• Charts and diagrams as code
=====
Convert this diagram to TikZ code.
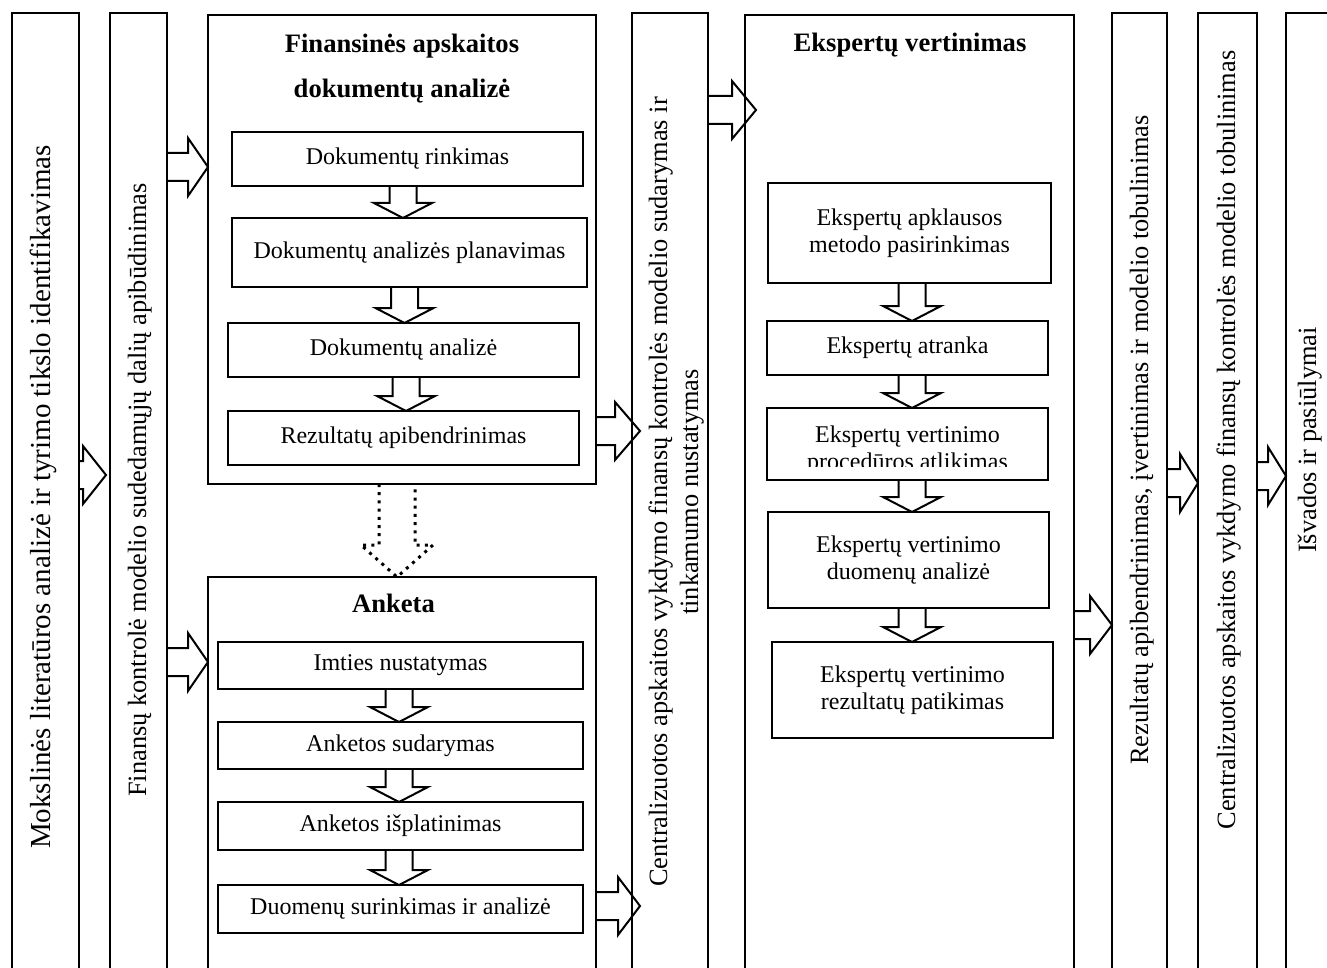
\documentclass[tikz,border=0pt]{standalone}
\usepackage{fontspec}
\setmainfont{Liberation Serif}
\usetikzlibrary{calc}

% font sizes
\newcommand\stepfont{\fontsize{12pt}{13.5pt}\selectfont}
\newcommand\titlefont{\fontsize{13.3pt}{22.5pt}\selectfont\bfseries}
\newcommand\litfont{\fontsize{14.5pt}{16pt}\selectfont}
\newcommand\colfont{\fontsize{13.2pt}{15.5pt}\selectfont}

% vertical block arrow: style, from, to, x, shaft half width, head half width, head length
\newcommand\vblock[7]{%
  \draw[#1] let \p1=(#2.south), \p2=(#3.north), \p3=(#4,0) in
    ({\x3-#5},\y1) -- ({\x3-#5},{\y2+#7}) -- ({\x3-#6},{\y2+#7}) -- (\x3,\y2)
    -- ({\x3+#6},{\y2+#7}) -- ({\x3+#5},{\y2+#7}) -- ({\x3+#5},\y1);}
\newcommand\stepdown[3]{\vblock{blockarrow}{#1}{#2}{#3}{6.75pt}{14.5pt}{7.5pt}}

% horizontal block arrow: from, to, y, head length, tip offset
\newcommand\hblock[5]{%
  \draw[blockarrow] let \p1=(#1.east), \p2=(#2.west), \p3=(0,#3) in
    (\x1,{\y3+7pt}) -- ({\x2+(#5)-#4},{\y3+7pt}) -- ({\x2+(#5)-#4},{\y3+14.5pt})
    -- ({\x2+(#5)},\y3) -- ({\x2+(#5)-#4},{\y3-14.5pt}) -- ({\x2+(#5)-#4},{\y3-7pt})
    -- (\x1,{\y3-7pt});}

\begin{document}
\begin{tikzpicture}[x=0.5pt,y=-0.5pt,
  column/.style={draw, line width=1.1pt, inner sep=0pt, outer sep=0pt, minimum height=498.5pt},
  group/.style={draw, line width=1.1pt, inner sep=0pt, outer sep=0pt},
  stepbox/.style={draw, line width=1pt, inner sep=0pt, outer sep=0pt, align=center, font=\stepfont},
  blockarrow/.style={draw, line width=1pt, line join=miter},
  dotarrow/.style={draw, line width=1.5pt, dash pattern=on 1.5pt off 2.6pt},
  coltext/.style={rotate=90, anchor=base, font=\colfont}]

\fill[white] (0,0) rectangle (1327,968);
\useasboundingbox (0,0) rectangle (1327,968);

% stage columns
\node[column, minimum width=33.5pt] (lit) at (45.5,511.5) {};
\node[column, minimum width=28.5pt] (parts) at (138.5,511.5) {};
\node[group, minimum width=194pt, minimum height=234.5pt] (fin) at (402,249.5) {};
\node[group, minimum width=194pt, minimum height=216.5pt] (ank) at (402,793.5) {};
\node[column, minimum width=38pt] (model) at (670,511.5) {};
\node[group, minimum width=164.5pt, minimum height=497.5pt] (eks) at (909.5,512.5) {};
\node[column, minimum width=27.5pt] (eval) at (1139.5,511.5) {};
\node[column, minimum width=29.5pt] (refine) at (1227.5,511.5) {};
\node[column, minimum width=29.5pt] (concl) at (1315.5,511.5) {};

% column captions (base anchor = baseline of the last line)
\node[rotate=90, anchor=base, font=\litfont] (littext) at (50,497)
  {Mokslinės literatūros analizė ir tyrimo tikslo identifikavimas};
\node[coltext] (partstext) at (146,490)
  {Finansų kontrolė modelio sudedamųjų dalių apibūdinimas};
\node[coltext, align=center] (modeltext) at (698,492)
  {Centralizuotos apskaitos vykdymo finansų kontrolės modelio sudarymas ir\\tinkamumo nustatymas};
\node[coltext] (evaltext) at (1148,440)
  {Rezultatų apibendrinimas, įvertinimas ir modelio tobulinimas};
\node[coltext] (refinetext) at (1235,440)
  {Centralizuotos apskaitos vykdymo finansų kontrolės modelio tobulinimas};
\node[coltext] (concltext) at (1316,440) {Išvados ir pasiūlymai};

% group titles
\node[anchor=base, align=center, font=\titlefont] (fintitle) at (402,98)
  {Finansinės apskaitos\\dokumentų analizė};
\node[anchor=base, font=\titlefont] (anktitle) at (393.5,612) {Anketa};
\node[anchor=base, font=\titlefont] (ekstitle) at (910,52) {Ekspertų vertinimas};

% document analysis steps
\node[stepbox, minimum width=175.5pt, minimum height=27pt] (d1) at (407.5,159) {Dokumentų rinkimas};
\node[stepbox, minimum width=177.5pt, minimum height=34.5pt] (d2) at (409.5,252.5) {Dokumentų analizės planavimas};
\node[stepbox, minimum width=175.5pt, minimum height=27pt] (d3) at (403.5,350) {Dokumentų analizė};
\node[stepbox, minimum width=175.5pt, minimum height=27pt] (d4) at (403.5,438) {Rezultatų apibendrinimas};

% questionnaire steps
\node[stepbox, minimum width=182.5pt, minimum height=23.5pt] (a1) at (400.5,665.5) {Imties nustatymas};
\node[stepbox, minimum width=182.5pt, minimum height=23.5pt] (a2) at (400.5,745.5) {Anketos sudarymas};
\node[stepbox, minimum width=182.5pt, minimum height=24pt] (a3) at (400.5,826) {Anketos išplatinimas};
\node[stepbox, minimum width=182.5pt, minimum height=24pt] (a4) at (400.5,909) {Duomenų surinkimas ir analizė};

% expert evaluation steps
\node[stepbox, minimum width=141.5pt, minimum height=50pt] (e1) at (909.5,233) {Ekspertų apklausos\\metodo pasirinkimas};
\node[stepbox, minimum width=140.5pt, minimum height=27pt] (e2) at (907.5,348) {Ekspertų atranka};
\node[stepbox, minimum width=140.5pt, minimum height=36pt] (e3) at (907.5,444) {};
\begin{scope}
  \clip (760,400) rectangle (1055,466);
  \node[anchor=base, align=center, font=\stepfont] (e3text) at (907.5,469)
    {Ekspertų vertinimo\\procedūros atlikimas};
\end{scope}
\node[stepbox, minimum width=140.5pt, minimum height=48pt] (e4) at (908.5,560) {Ekspertų vertinimo\\duomenų analizė};
\node[stepbox, minimum width=140.5pt, minimum height=48pt] (e5) at (912.5,690) {Ekspertų vertinimo\\rezultatų patikimas};

% arrows inside the groups
\stepdown{d1}{d2}{403}
\stepdown{d2}{d3}{404.5}
\stepdown{d3}{d4}{406}
\stepdown{a1}{a2}{399}
\stepdown{a2}{a3}{399}
\stepdown{a3}{a4}{399}
\stepdown{e1}{e2}{912}
\stepdown{e2}{e3}{912}
\stepdown{e3}{e4}{912}
\stepdown{e4}{e5}{912}
\vblock{dotarrow}{fin}{ank}{397}{9pt}{18pt}{16pt}

% arrows between stages
\hblock{lit}{parts}{475}{11.5pt}{-2pt}
\hblock{parts}{fin}{167}{10pt}{0pt}
\hblock{parts}{ank}{662}{10pt}{0pt}
\hblock{fin}{model}{431}{12.5pt}{4pt}
\hblock{ank}{model}{906}{11pt}{4pt}
\hblock{model}{eks}{110}{12pt}{5.5pt}
\hblock{eks}{eval}{625}{11pt}{0pt}
\hblock{eval}{refine}{483}{9pt}{0pt}
\hblock{refine}{concl}{476}{9pt}{0pt}

\end{tikzpicture}
\end{document}
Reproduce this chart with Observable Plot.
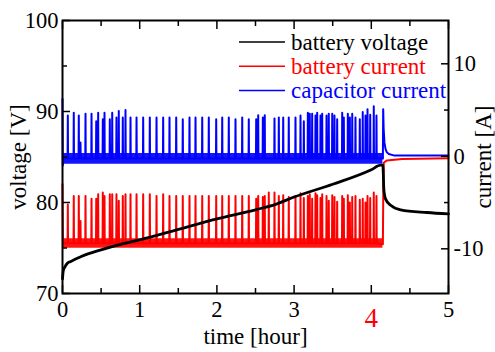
<!DOCTYPE html>
<html><head><meta charset="utf-8">
<script src="https://cdn.jsdelivr.net/npm/d3@7"></script>
<script src="https://cdn.jsdelivr.net/npm/@observablehq/plot@0.6"></script>
<style>
body{margin:0;background:#fff;}
#wrap{width:495px;height:352px;}
#wrap svg, #wrap svg text{font-family:"Liberation Serif","Tinos","Times New Roman","DejaVu Serif","Noto Serif",serif !important;}
</style></head><body><div id="wrap"></div>
<script>
// ---- axes / ticks ----
const timeMajorTicks = [0, 1, 2, 3, 4, 5];
const timeMinorTicks = [0.5, 1.5, 2.5, 3.5, 4.5];
const highlightedTimeTick = 4;
const voltageMajorTicks = [70, 80, 90, 100];
const voltageMinorTicks = [75, 85, 95];
const currentMajorTicks = [-10, 0, 10];
const currentMinorTicks = [-5, 5];
const voltageDomain = [70, 100];
const currentDomain = [-14.83, 14.68];
const xLabel = "time [hour]";
const yLeftLabel = "voltage [V]";
const yRightLabel = "current [A]";
const seriesNames = ["battery voltage", "battery current", "capacitor current"];
const seriesColors = ["black", "red", "blue"];

// ---- battery voltage ----
const voltageTime = [0, 0.01, 0.03, 0.06, 0.1, 0.15, 0.25, 0.5, 0.75, 1.0, 1.4, 2.0, 2.5, 2.76, 3.0, 3.5, 4.0, 4.12, 4.15, 4.155, 4.162, 4.184, 4.25, 4.38, 4.72, 5.0];
const voltageValue = [71.6, 72.5, 72.9, 73.3, 73.5, 73.7, 74.1, 74.8, 75.4, 75.9, 76.8, 78.2, 79.2, 79.8, 80.6, 82.0, 83.6, 84.1, 84.1, 83.3, 81.5, 80.4, 79.7, 79.2, 78.9, 78.75];

// ---- current spikes (charging pulses) ----
const spikeTimes = [0.069, 0.146, 0.211, 0.233, 0.298, 0.376, 0.437, 0.462, 0.522, 0.544, 0.613, 0.644, 0.699, 0.729, 0.781, 0.816, 0.881, 0.959, 1.045, 1.131, 1.218, 1.304, 1.386, 1.473, 1.558, 1.645, 1.723, 1.810, 1.895, 1.991, 2.069, 2.154, 2.241, 2.328, 2.413, 2.509, 2.535, 2.595, 2.620, 2.672, 2.746, 2.802, 2.859, 2.931, 3.018, 3.083, 3.126, 3.178, 3.203, 3.234, 3.277, 3.299, 3.342, 3.364, 3.420, 3.449, 3.494, 3.523, 3.558, 3.623, 3.644, 3.696, 3.722, 3.753, 3.795, 3.851, 3.889, 3.925, 3.951, 3.986, 4.032, 4.067];
const capacitorPeaks = [4.4, 4.7, 4.4, 1.5, 4.6, 4.6, 3.8, 4.7, 4.0, 4.7, 4.0, 4.7, 4.2, 4.9, 4.2, 5.0, 4.2, 4.2, 4.2, 4.2, 4.2, 4.2, 4.2, 4.2, 4.0, 4.2, 4.2, 4.2, 4.2, 4.0, 4.2, 4.2, 4.0, 4.2, 4.0, 4.0, 4.45, 4.2, 4.45, -0.25, 4.1, 4.2, 4.2, 4.2, 4.2, 4.4, 3.8, 4.7, 4.6, 4.6, 4.4, 4.7, 4.4, 4.6, 4.4, 4.6, 4.6, 4.4, 4.0, 4.7, 4.2, 4.6, 4.2, 4.6, 4.2, 4.0, 4.8, 4.4, 5.1, 4.5, 5.4, 4.4];
const batteryPeaks = [-5.2, -4.3, -4.3, -7.0, -4.3, -4.6, -4.6, -4.1, -3.9, -4.3, -4.1, -4.1, -4.1, -4.8, -4.3, -4.1, -4.1, -4.1, -4.1, -4.1, -4.3, -4.1, -4.3, -4.3, -4.3, -4.3, -4.3, -4.3, -4.3, -4.3, -4.3, -4.3, -4.3, -4.3, -4.3, -4.6, -4.3, -4.4, -4.3, -3.9, -3.9, -4.3, -4.2, -4.4, -4.3, -4.0, -4.5, -4.3, -4.1, -4.6, -4.0, -4.2, -4.5, -4.1, -4.3, -4.8, -4.2, -4.4, -4.9, -4.3, -4.6, -4.2, -5.0, -4.4, -4.3, -4.7, -4.6, -5.0, -4.3, -4.5, -3.9, -4.3];

const batteryBase = -9.4;
const capacitorBase = -0.25;
const bandTimes = [0.006, 4.15];
const batteryBandLow = [-9.95, -9.95];
const batteryBandHigh = [-8.9, -8.9];
const capacitorBandLow = [-0.85, -0.85];
const capacitorBandHigh = [0.3, 0.3];

const batteryStartTime = [0, 0.006];
const batteryStartValue = [-3.0, -9.4];
const batteryTailTime = [4.150, 4.156, 4.162, 4.2, 4.4, 5.0];
const batteryTailValue = [-9.5, -3.0, -0.7, -0.45, -0.3, -0.2];
const capacitorStartTime = [0, 0.004, 0.008];
const capacitorStartValue = [6.2, -1.0, -0.25];
const capacitorTailTime = [4.150, 4.154, 4.16, 4.17, 4.184, 4.2, 4.227, 4.29, 5.0];
const capacitorTailValue = [-0.25, 5.1, 3.0, 1.5, 0.8, 0.45, 0.24, 0.1, 0.1];

// ---- build tables ----
const toV = c => voltageDomain[0] + (c - currentDomain[0]) * (voltageDomain[1] - voltageDomain[0]) / (currentDomain[1] - currentDomain[0]);
const fromV = v => currentDomain[0] + (v - voltageDomain[0]) * (currentDomain[1] - currentDomain[0]) / (voltageDomain[1] - voltageDomain[0]);

function spikeSeries(startT, startC, base, peaks, tailT, tailC) {
  const hw = 0.003;
  const pts = startT.map((t, i) => ({t, c: startC[i]}));
  spikeTimes.forEach((t, i) => {
    pts.push({t: t - hw, c: base}, {t, c: peaks[i]}, {t: t + hw, c: base});
  });
  tailT.forEach((t, i) => pts.push({t, c: tailC[i]}));
  return pts;
}
const batteryLine = spikeSeries(batteryStartTime, batteryStartValue, batteryBase, batteryPeaks, batteryTailTime, batteryTailValue);
const capacitorLine = spikeSeries(capacitorStartTime, capacitorStartValue, capacitorBase, capacitorPeaks, capacitorTailTime, capacitorTailValue);
const batteryBand = bandTimes.map((t, i) => ({t, lo: batteryBandLow[i], hi: batteryBandHigh[i]}));
const capacitorBand = bandTimes.map((t, i) => ({t, lo: capacitorBandLow[i], hi: capacitorBandHigh[i]}));
const voltage = voltageTime.map((t, i) => ({t, v: voltageValue[i]}));

const fmtNum = n => { const r = Math.round(n); return r < 0 ? "-" + Math.abs(r) : String(r); };
const FS = 22.5;
const TFS = 23;
const FONT = "'Liberation Serif','Tinos','Times New Roman','DejaVu Serif','Noto Serif',serif";

const chart = Plot.plot({
  width: 495, height: 352,
  marginLeft: 62, marginRight: 47, marginTop: 20, marginBottom: 59,
  style: {fontFamily: FONT, fontSize: FS + "px", background: "white", overflow: "visible"},
  x: {domain: [0, 5], label: null},
  y: {domain: voltageDomain, label: null},
  marks: [
    Plot.areaY(batteryBand, {x: "t", y1: d => toV(d.lo), y2: d => toV(d.hi), fill: seriesColors[1], fillOpacity: 0.92}),
    Plot.line(batteryLine, {x: "t", y: d => toV(d.c), stroke: seriesColors[1], strokeWidth: 2}),
    Plot.areaY(capacitorBand, {x: "t", y1: d => toV(d.lo), y2: d => toV(d.hi), fill: seriesColors[2], fillOpacity: 0.92}),
    Plot.line(capacitorLine, {x: "t", y: d => toV(d.c), stroke: seriesColors[2], strokeWidth: 2}),
    Plot.line(voltage, {x: "t", y: "v", stroke: seriesColors[0], strokeWidth: 2.8, curve: "monotone-x"}),
    Plot.frame({stroke: "black", strokeWidth: 2}),
    // bottom
    Plot.axisX(timeMajorTicks, {anchor: "bottom", tickSize: -8, tickPadding: 16, strokeWidth: 1.5, fontSize: FS,
      tickFormat: d => d === highlightedTimeTick ? "" : String(d)}),
    Plot.axisX(timeMinorTicks, {anchor: "bottom", tickSize: -5, strokeWidth: 1.5, tickFormat: () => ""}),
    // top
    Plot.axisX(timeMajorTicks, {anchor: "top", tickSize: -8, strokeWidth: 1.5, tickFormat: () => ""}),
    Plot.axisX(timeMinorTicks, {anchor: "top", tickSize: -5, strokeWidth: 1.5, tickFormat: () => ""}),
    // left
    Plot.axisY(voltageMajorTicks, {anchor: "left", tickSize: -8, tickPadding: 12, strokeWidth: 1.5, fontSize: FS, tickFormat: d => String(d)}),
    Plot.axisY(voltageMinorTicks, {anchor: "left", tickSize: -5, strokeWidth: 1.5, tickFormat: () => ""}),
    // right (current)
    Plot.axisY(currentMajorTicks.map(toV), {anchor: "right", tickSize: -8, tickPadding: 13, strokeWidth: 1.5, fontSize: FS, tickFormat: v => fmtNum(fromV(v))}),
    Plot.axisY(currentMinorTicks.map(toV), {anchor: "right", tickSize: -5, strokeWidth: 1.5, tickFormat: () => ""}),
    // highlighted tick label
    Plot.text([highlightedTimeTick], {x: d => d, frameAnchor: "bottom", dy: 25, text: d => String(d), fill: "red", fontSize: 27, lineAnchor: "middle", textAnchor: "middle"}),
    // axis titles
    Plot.text([xLabel], {frameAnchor: "bottom", dy: 43, text: d => d, fontSize: TFS, lineAnchor: "middle", textAnchor: "middle"}),
    Plot.text([yLeftLabel], {frameAnchor: "left", dx: -44, rotate: -90, text: d => d, fontSize: TFS, lineAnchor: "middle", textAnchor: "middle"}),
    Plot.text([yRightLabel], {frameAnchor: "right", dx: 35, rotate: -90, text: d => d, fontSize: TFS, lineAnchor: "middle", textAnchor: "middle"})
  ]
});
document.getElementById("wrap").appendChild(chart);

// legend inside the plot
const svg = d3.select(chart.tagName.toLowerCase() === "svg" ? chart : chart.querySelector("svg"));
const lg = svg.append("g").attr("font-size", 23).attr("text-anchor", "start");
seriesNames.forEach((name, i) => {
  const y = 42 + i * 24.2;
  lg.append("line").attr("x1", 239).attr("x2", 285).attr("y1", y).attr("y2", y)
    .attr("stroke", seriesColors[i]).attr("stroke-width", 1.5);
  lg.append("text").attr("x", 291).attr("y", y + 8).attr("fill", seriesColors[i])
    .attr("text-anchor", "start").text(name);
});
</script>
</body></html>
=====
• Given task
Taking the entries above, extract every line from the one bearing "Reproduce this chart with Observable Plot." through the one bearing "79.2, 78.9, 78.75];", exactly, with no pictures.

• Response
Reproduce this chart with Observable Plot.
<!DOCTYPE html>
<html><head><meta charset="utf-8">
<script src="https://cdn.jsdelivr.net/npm/d3@7"></script>
<script src="https://cdn.jsdelivr.net/npm/@observablehq/plot@0.6"></script>
<style>
body{margin:0;background:#fff;}
#wrap{width:495px;height:352px;}
#wrap svg, #wrap svg text{font-family:"Liberation Serif","Tinos","Times New Roman","DejaVu Serif","Noto Serif",serif !important;}
</style></head><body><div id="wrap"></div>
<script>
// ---- axes / ticks ----
const timeMajorTicks = [0, 1, 2, 3, 4, 5];
const timeMinorTicks = [0.5, 1.5, 2.5, 3.5, 4.5];
const highlightedTimeTick = 4;
const voltageMajorTicks = [70, 80, 90, 100];
const voltageMinorTicks = [75, 85, 95];
const currentMajorTicks = [-10, 0, 10];
const currentMinorTicks = [-5, 5];
const voltageDomain = [70, 100];
const currentDomain = [-14.83, 14.68];
const xLabel = "time [hour]";
const yLeftLabel = "voltage [V]";
const yRightLabel = "current [A]";
const seriesNames = ["battery voltage", "battery current", "capacitor current"];
const seriesColors = ["black", "red", "blue"];

// ---- battery voltage ----
const voltageTime = [0, 0.01, 0.03, 0.06, 0.1, 0.15, 0.25, 0.5, 0.75, 1.0, 1.4, 2.0, 2.5, 2.76, 3.0, 3.5, 4.0, 4.12, 4.15, 4.155, 4.162, 4.184, 4.25, 4.38, 4.72, 5.0];
const voltageValue = [71.6, 72.5, 72.9, 73.3, 73.5, 73.7, 74.1, 74.8, 75.4, 75.9, 76.8, 78.2, 79.2, 79.8, 80.6, 82.0, 83.6, 84.1, 84.1, 83.3, 81.5, 80.4, 79.7, 79.2, 78.9, 78.75];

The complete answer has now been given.